Historic house in Portland, Maine

Deacon John Bailey House is a residential building in Portland, Maine, United States. The home, which is located at 1235 Congress Street, was built between 1730 and 1756, when the city was part of the Province of Massachusetts Bay. Greater Portland Landmarks, a preservation group, calls it "one of the most important Pre-Revolutionary War-era houses in the city." It is believed that the bricks for the home's floor and hearth were fired on-site.

Originally a one-storey property, a second level was added by John Bailey's son, Benjamin, in 1807. In 1899, the property's location, on the northern side of Congress Street (then at number 1175), was given as being "between Libby's Corner and Bradley's Corner." It was occupied at the time by Helen M. Bailey, great-granddaughter of John and sister of previous owner, Captain Francis H. Bailey. After John's death, the home passed to son Benjamin, then to grandson Jeremiah.

It is one of the few buildings to have survived the 1775 burning of Falmouth and the great fire of 1866.

The Historic American Building Survey surveyed the building in 1936.

As of 2024, the property is owned by Heller Washam Antiques.

== John Bailey ==
John Bailey was born in Newbury, Province of Massachusetts Bay, on March 10, 1701, to Deacon John Bailey Sr. and Mary Bartlett.
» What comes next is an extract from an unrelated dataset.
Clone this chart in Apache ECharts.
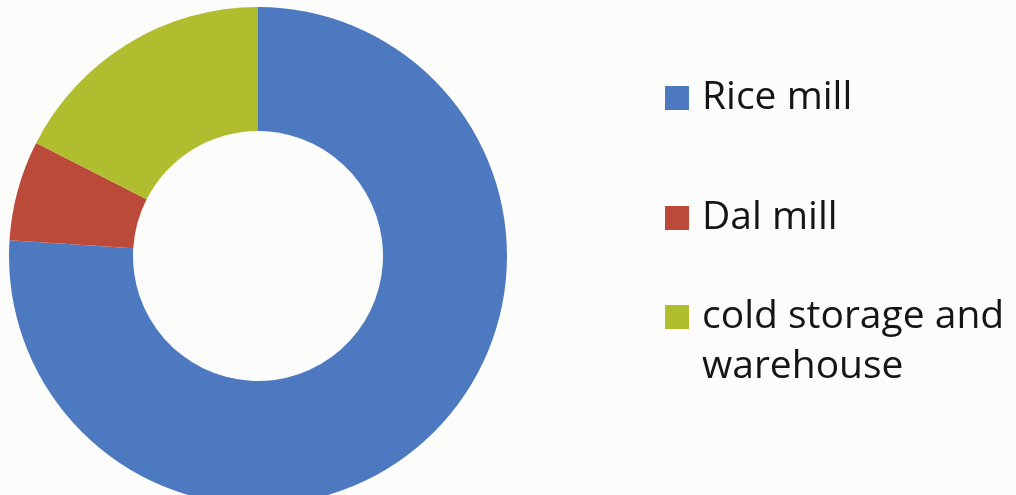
<!DOCTYPE html>
<html>
<head>
<meta charset="utf-8">
<script src="https://cdn.jsdelivr.net/npm/echarts@6/dist/echarts.min.js"></script>
<style>
html,body{margin:0;padding:0;background:#fcfcfb;}
#c{width:1016px;height:495px;}
</style>
</head>
<body>
<div id="c"></div>
<script>
const categories = ['Rice mill', 'Dal mill', 'cold storage and warehouse'];
const values = [76, 6.5, 17.5];
const colors = ['#4d79c0', '#bc4a3b', '#afbd2e'];

const chart = echarts.init(document.getElementById('c'));
const legendTops = [73, 193, 242];
const legends = categories.map((name, i) => ({
  data: [name],
  left: 665,
  top: legendTops[i],
  padding: 0,
  itemWidth: 24,
  itemHeight: 24,
  icon: 'rect',
  selectedMode: false,
  formatter: n => n === 'cold storage and warehouse' ? '\ncold storage and\nwarehouse' : n,
  textStyle: {
    fontFamily: 'Open Sans',
    fontSize: 39,
    color: '#151515',
    lineHeight: 50,
    padding: [0, 0, 0, 8]
  }
}));

chart.setOption({
  backgroundColor: '#fcfcfb',
  animation: false,
  color: colors,
  legend: legends,
  series: [{
    type: 'pie',
    center: [258, 256],
    radius: [125, 249],
    startAngle: 90,
    clockwise: true,
    label: { show: false },
    labelLine: { show: false },
    itemStyle: { borderWidth: 0 },
    emphasis: { disabled: true },
    data: categories.map((n, i) => ({ name: n, value: values[i] }))
  }]
});
</script>
</body>
</html>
He was one of their three children, the others being son Joseph and daughter Mary.

Bailey was living in Newbury with his first wife, Rachel Leadiary, when his first child was born, and living in Marblehead when his second was born.
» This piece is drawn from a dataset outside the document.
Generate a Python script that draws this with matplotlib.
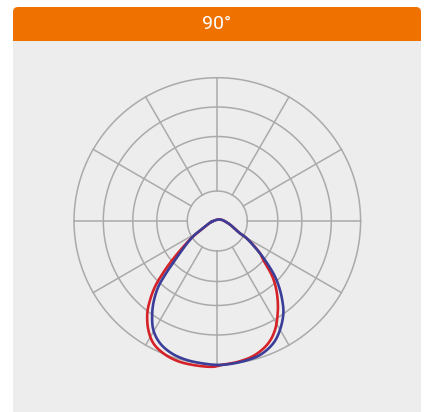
import numpy as np
import matplotlib
matplotlib.use("Agg")
import matplotlib.pyplot as plt
from matplotlib.patches import FancyBboxPatch, Rectangle

title = "90°"

# grid circles and spokes (radial units as drawn in the chart)
ring_radii = [30, 60.5, 84.5, 114, 143.3]
spoke_angles = np.arange(0, 360, 30)

# curve 1 (red): angle from nadir in degrees (negative = left), radius
red_angle = [-83, -65, -57.2, -49.1, -45.8, -43.5, -40.4, -37.2, -32.3, -27.6,
             -22.2, -16.2, -9.5, -1.6, 1.7, 8.5, 15.7, 22.6, 27.9, 33.2,
             37.4, 41.6, 45.2, 49.7, 52.9, 59.5, 61.5, 78, 120]
red_r = [5.6, 13.6, 29.5, 59.5, 77.5, 90.5, 103.8, 115.8, 129, 138,
         142.9, 145.5, 146, 145.8, 144, 142.3, 139.2, 132.5, 123.3, 110.3,
         99.4, 87.9, 76.7, 60.3, 53.5, 34.1, 25.8, 11.2, 3]

# curve 2 (blue)
blue_angle = [-83, -65, -57.2, -47.3, -44.1, -41.9, -38.7, -35.2, -30.4, -25.1,
              -19.0, -12.4, -4.2, 1.1, 9.8, 17.7, 24.6, 29.9, 35.6, 39.4,
              43.2, 46.5, 50.7, 52.9, 59.5, 61.5, 78, 120]
blue_r = [5.6, 13.6, 29.5, 57.5, 75.2, 88.3, 101.2, 112.9, 126.4, 135,
          140, 142.3, 143.4, 144, 142.8, 140.6, 134.5, 125.7, 113.5, 102.3,
          90.1, 78.5, 61.6, 53.5, 34.1, 25.8, 11.2, 3]


def smooth_closed(angle_deg, r, n=16):
    # centripetal catmull-rom through the read points, only to draw a smooth line
    th = np.deg2rad(angle_deg)
    P = np.column_stack([np.asarray(r) * np.sin(th), -np.asarray(r) * np.cos(th)])
    N = len(P)
    out = []
    for i in range(N):
        p0, p1, p2, p3 = P[i - 1], P[i], P[(i + 1) % N], P[(i + 2) % N]
        t0 = 0.0
        t1 = t0 + max(np.linalg.norm(p1 - p0), 1e-6) ** 0.5
        t2 = t1 + max(np.linalg.norm(p2 - p1), 1e-6) ** 0.5
        t3 = t2 + max(np.linalg.norm(p3 - p2), 1e-6) ** 0.5
        t = np.linspace(t1, t2, n, endpoint=False)[:, None]
        a1 = (t1 - t) / (t1 - t0) * p0 + (t - t0) / (t1 - t0) * p1
        a2 = (t2 - t) / (t2 - t1) * p1 + (t - t1) / (t2 - t1) * p2
        a3 = (t3 - t) / (t3 - t2) * p2 + (t - t2) / (t3 - t2) * p3
        b1 = (t2 - t) / (t2 - t0) * a1 + (t - t0) / (t2 - t0) * a2
        b2 = (t3 - t) / (t3 - t1) * a2 + (t - t1) / (t3 - t1) * a3
        out.append((t2 - t) / (t2 - t1) * b1 + (t - t1) / (t2 - t1) * b2)
    out.append(P[:1])
    xy = np.vstack(out)
    return np.arctan2(xy[:, 0], -xy[:, 1]), np.hypot(xy[:, 0], xy[:, 1])


W, H = 428, 412
fig = plt.figure(figsize=(W / 100, H / 100), dpi=100)
fig.patch.set_facecolor("white")

# grey panel
fig.patches.append(Rectangle((13 / W, 0), 408 / W, (H - 41) / H,
                             transform=fig.transFigure, facecolor="#ededed",
                             edgecolor="none", zorder=-2))
# orange header with rounded top corners
fig.patches.append(FancyBboxPatch((13 / W, (H - 41) / H), 408 / W, 34 / H,
                                  boxstyle="round,pad=0,rounding_size=0.012",
                                  transform=fig.transFigure, facecolor="#ef7100",
                                  edgecolor="none", zorder=-2))
fig.patches.append(Rectangle((13 / W, (H - 41) / H), 408 / W, 14 / H,
                             transform=fig.transFigure, facecolor="#ef7100",
                             edgecolor="none", zorder=-2))
fig.text(216.7 / W, 1 - 24.3 / H, title, color="white", fontsize=14,
         family="Roboto", ha="center", va="center")

cx, cy, R = 217.3, 221, 143.3
ax = fig.add_axes([(cx - R) / W, (H - cy - R) / H, 2 * R / W, 2 * R / H],
                  projection="polar")
ax.set_facecolor("none")
ax.set_theta_zero_location("S")
ax.set_ylim(0, R)
ax.grid(False)
ax.spines["polar"].set_visible(False)
ax.set_xticks([])
ax.set_yticks([])

grid_c = "#aaaaaa"
t = np.linspace(0, 2 * np.pi, 400)
for r in ring_radii:
    ax.plot(t, np.full_like(t, r), color=grid_c, lw=1.1, clip_on=False, zorder=1)
for a in np.deg2rad(spoke_angles):
    ax.plot([a, a], [ring_radii[0], ring_radii[-1]], color=grid_c, lw=1.1,
            clip_on=False, zorder=1)

th, rr = smooth_closed(red_angle, red_r)
ax.plot(th, rr, color="#d52228", lw=1.9, clip_on=False, zorder=3)
th, rr = smooth_closed(blue_angle, blue_r)
ax.plot(th, rr, color="#3b3e98", lw=1.9, clip_on=False, zorder=4)

fig.savefig("out.png", dpi=100, facecolor=fig.get_facecolor())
In 1727, he was admitted as a citizen of Falmouth, Province of Massachusetts Bay (now Portland, Maine).

Bailey married, for a second time, to Jane Curtis, widow of John Curtis, in Gorham on September 28, 1741. They had one child, son Benjamin, who was born in 1746.

He became the clerk of Stroudwater parish in 1764, and remained in the role until his death.

Bailey died on August 26, 1770, aged 69, and it is believed he was buried on the "southerly side of Mitchell's Hill, Deering" (beside Brighton Avenue) in a brick tomb built by his son. He was survived by his wife and son.